A notable instance of shift from defense to offense was the swift naval artillery raid in operation Dwarka. On the night of the 8th of September Pakistan naval high command gave the green light to launch a naval bombardment of the coastal radar and other military installations on the coast of Dwarka, Indian state of Gujarat. The attack had three main objectives.

  1. Prompt the Indian navy so that in response they bring out their carrier group from Bombay, after which PNS Ghazi was already hunting to take INS Vikrant out.
  2. Indian Airbase in Jamnagar of Gujarat relied on the radar station at Dwarka for launching air raids on Karachi. Hence neutralize the radar station faculties to hamper IAF operations over Karachi and provide relief to PAF in that sector.
  3. Shifting some focus of the Indian high command towards South and the Arabian Sea, away from the main theater of war.

The naval squadron involved in attacking Dwarka included four destroyers, one frigate, one cruiser, and one submarine. At the end of the day, the attack was a major success where a smaller navy had penetrated the hub of an adversary six times its size, causing significant damage and returned unscathed. The naval attack on the coastal city raised alarm bells for the Indian government as it had created concerns of a possible amphibious landing within the coastal city. Many Indian Army and Airforce personnel were also diverted. Additionally, the attack had caused delays in arrival of merchant ships by 1-2 weeks. In the following days Pakistan Navy kept alert and surveyed Indian activities but not a single Indian navy vessel was seen largely due to restrictions placed upon Indian navy to not venture beyond 200 miles beyond Bombay nor North of the parallel of Porbandar. Indian air force activities had also ceased providing relief for Pakistan Airforce to concentrate its assets in the North. Pakistan Navy at that point had achieved the main goals of protecting the nations harbor and maritime activities but the silent service was not done yet.

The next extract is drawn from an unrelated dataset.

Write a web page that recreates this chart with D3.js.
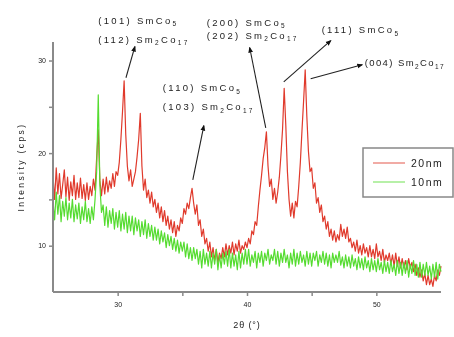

During the war, Pakistan Navy also vigilantly conducted regular patrols of its territorial waters and surrounding area. During these patrols the Navy seized large amounts of enemy cargo while included contraband goods and barges. Various vessels including big merchant ships were nabbed, and disposal of enemy property and treatment of captured personnel was done according to the international law. All in all, the Navy had undoubtedly played a big role in 1965 war by keeping maritime interests secure, the flow of needed war materials going, diverting attention and assets of Indian armed forces to the south and interfering in Indian maritime activities. This had proven the worth and significance of the Navy, something that is well recognized today as Navy is undergoing a massive modernization drive. Pakistan Navy is fully adapting itself to the new realities and prepared to shoulder the massive responsibilities entrusted upon it by the nation.